Oggi Emmanuel Macron è in Israele. Incontra il primo ministro Netanyahu, il presidente Herzog, il ministro Benny Gantz, Yair Lapid all’opposizione, e punta ad avere contatti con l’Autorità palestinese, la Giordania, l’Egitto, i paesi del Golfo. La Francia assicura «piena solidarietà» a Israele dopo l’attacco terroristico di Hamas e spera in primo luogo che ci sia una soluzione per gli ostaggi, lavorando con i paesi che «possono avere influenza su Hamas», afferma l’Eliseo.

Parigi chiede una «tregua umanitaria» per arrivare a «un cessate il fuoco» ed evitare che «i civili di Gaza siano troppo esposti». L’obiettivo è permettere di «aprire prospettive politiche»: una soluzione a due stati, entrambi in sicurezza. Inoltre, la Francia alla riunione del Consiglio di sicurezza dell’Onu di oggi si impegna a lavorare per un rilancio della ripresa del processo di pace, garantendo la sicurezza di Israele: l’Eliseo ricorda che Parigi ha votato a favore della risoluzione del Brasile sul conflitto (contro la quale gli Usa hanno posto il veto), che condannava Hamas, chiedeva una pausa umanitaria e proponeva un dialogo politico. E ha invece votato contro la risoluzione russa, perché mancava la condanna di Hamas.

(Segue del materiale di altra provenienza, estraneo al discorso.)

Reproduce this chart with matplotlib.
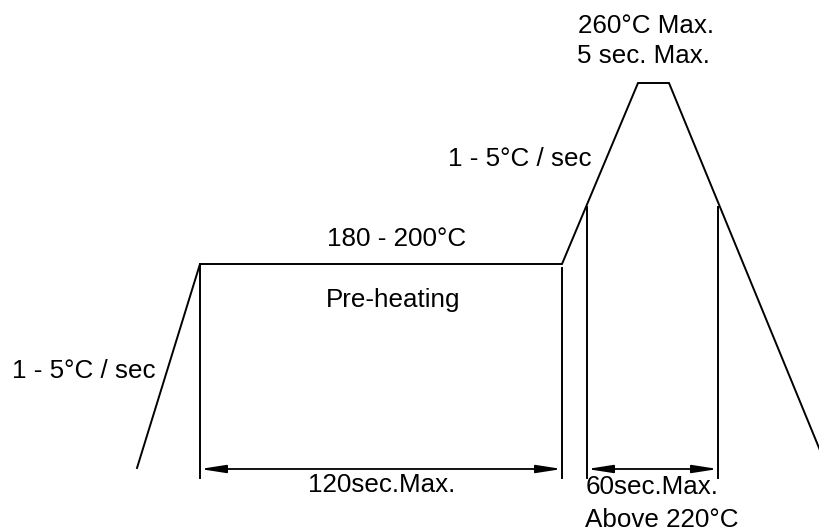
import matplotlib
matplotlib.use("Agg")
import matplotlib.pyplot as plt

plt.rcParams['font.family'] = ['Liberation Sans', 'DejaVu Sans']

# --- profile (pixel coords, y down) ---
profile_x = [137, 200, 562, 638, 669, 824]
profile_y = [468, 264, 264, 83, 83, 460]

# vertical marker lines
vline_x = [200, 562, 587, 718]
vline_top = [264, 268, 207, 207]
vline_bottom = [478, 478, 478, 478]

# dimension arrows (start, end, y)
dim_start = [200, 587]
dim_end = [562, 718]
dim_y = [469, 469]

# labels: text, x, baseline y, alignment
labels = [
    ("260°C Max.", 578, 33, "left"),
    ("5 sec. Max.", 577, 63, "left"),
    ("1 - 5°C / sec", 448, 166, "left"),
    ("180 - 200°C", 397, 246, "center"),
    ("Pre-heating", 393, 307, "center"),
    ("1 - 5°C / sec", 12, 378, "left"),
    ("120sec.Max.", 382, 492, "center"),
    ("60sec.Max.", 586, 494, "left"),
    ("Above 220°C", 585, 527, "left"),
]

fig = plt.figure(figsize=(8.2, 5.32), dpi=100)
ax = fig.add_axes([0, 0, 1, 1])
ax.set_xlim(0, 820)
ax.set_ylim(532, 0)
ax.axis('off')

ax.plot(profile_x, profile_y, color='black', lw=1.4, solid_joinstyle='miter')

for x, t, b in zip(vline_x, vline_top, vline_bottom):
    ax.plot([x, x], [t, b], color='black', lw=1.4)

for s, e, y in zip(dim_start, dim_end, dim_y):
    ax.annotate("", xy=(e, y), xytext=(s, y),
                arrowprops=dict(arrowstyle='<|-|>,head_length=0.9,head_width=0.14',
                                color='black', lw=1.3, mutation_scale=17,
                                shrinkA=0, shrinkB=0))

for txt, x, y, ha in labels:
    ax.text(x, y, txt, ha=ha, va='baseline', fontsize=18.7, color='black')

fig.savefig("out.png", dpi=100, facecolor='white')
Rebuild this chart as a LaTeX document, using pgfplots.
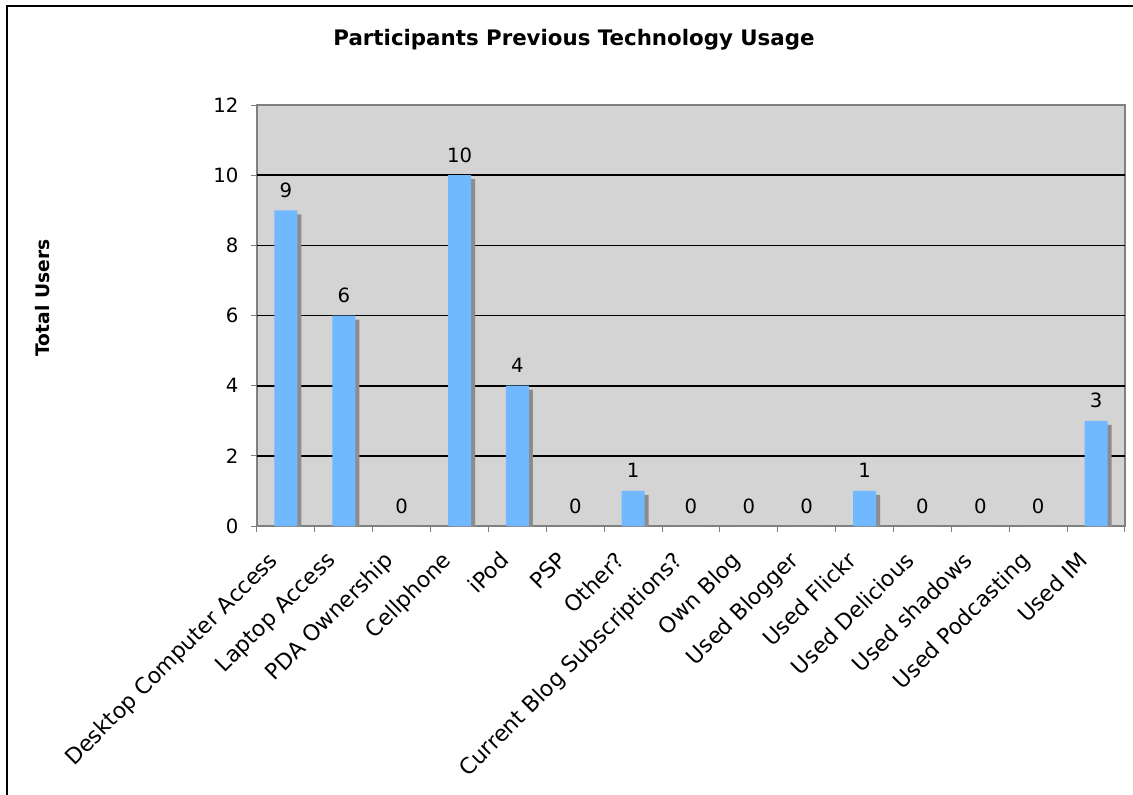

Il viaggio di Macron segue quello di altri leader europei in Israele. Anche se tutti sperano di evitare l’escalation e insistono sulla soluzione a due stati, la Ue ha difficoltà a parlare con una sola voce. Ci sono stati momenti di confusione, la presidente della Commissione, Ursula von dei Leyen, ha preso l’iniziativa di accompagnare la presidente dell’Europarlamento, Roberta Metsola, e ha espresso soprattutto solidarietà a Israele dopo l’attacco terroristico. Molti paesi, Francia, Irlanda, Spagna in particolare, hanno criticato l’assenza di empatia per il dramma dei palestinesi di Gaza (c’è stata anche una lettera di protesta di funzionari della Commissione).

Ieri, il capo della diplomazia europea, Josep Borrell, si è espresso prima della riunione dei ministri degli Esteri Ue a Lussemburgo per «più aiuti, più rapidamente» a Gaza. «Penso che una pausa umanitaria sia necessaria per permettere la distribuzione degli aiuti umanitari», ha sottolineato Borrell.

Alla riunione dei ministri degli Esteri a Lussemburgo, i 27 hanno ribadito l’obiettivo della soluzione dei due stati, in sicurezza. Il minimo denominatore comune della Ue, dove esistono forti differenze nelle posizioni, è di avere almeno nell’immediato una pausa umanitaria, per salvare gli ostaggi ed evitare una punizione generalizzata della popolazione di Gaza.

Alla riunione dei ministri degli Esteri Ue, dopo la guerra in Medioriente, il secondo argomento è stata la guerra russa in Ucraina, passata in secondo piano. Anche su questo fronte, le difficoltà si accumulano per la Ue: l’Ungheria frena sull’ultima tranche di sanzioni contro mosca e contesta l’utilizzazione della European Peace Facility per finanziare l’armamento e ulteriori aiuti all’Ucraina (20 miliardi promessi). Inoltre Budapest vuole aumentare le importazioni di gas dalla Russia, contro le decisioni Ue. La stretta di mano tra Orbán e Putin la scorsa settimana ha profondamente irritato i partner. I 27 sono preoccupati, tanto più che l’Ungheria prenderà la presidenza del Consiglio Ue a luglio 2024, appena dopo le elezioni europee.

Difficoltà europee anche sul fronte del conflitto tra Armenia e Azerbaijan: la Ue è stata esclusa dalla mediazione dell’Iran (con Russia e Turchia), malgrado i recenti sforzi diplomatici del presidente del Consiglio, Charles Michel, e i finanziamenti di Bruxelles.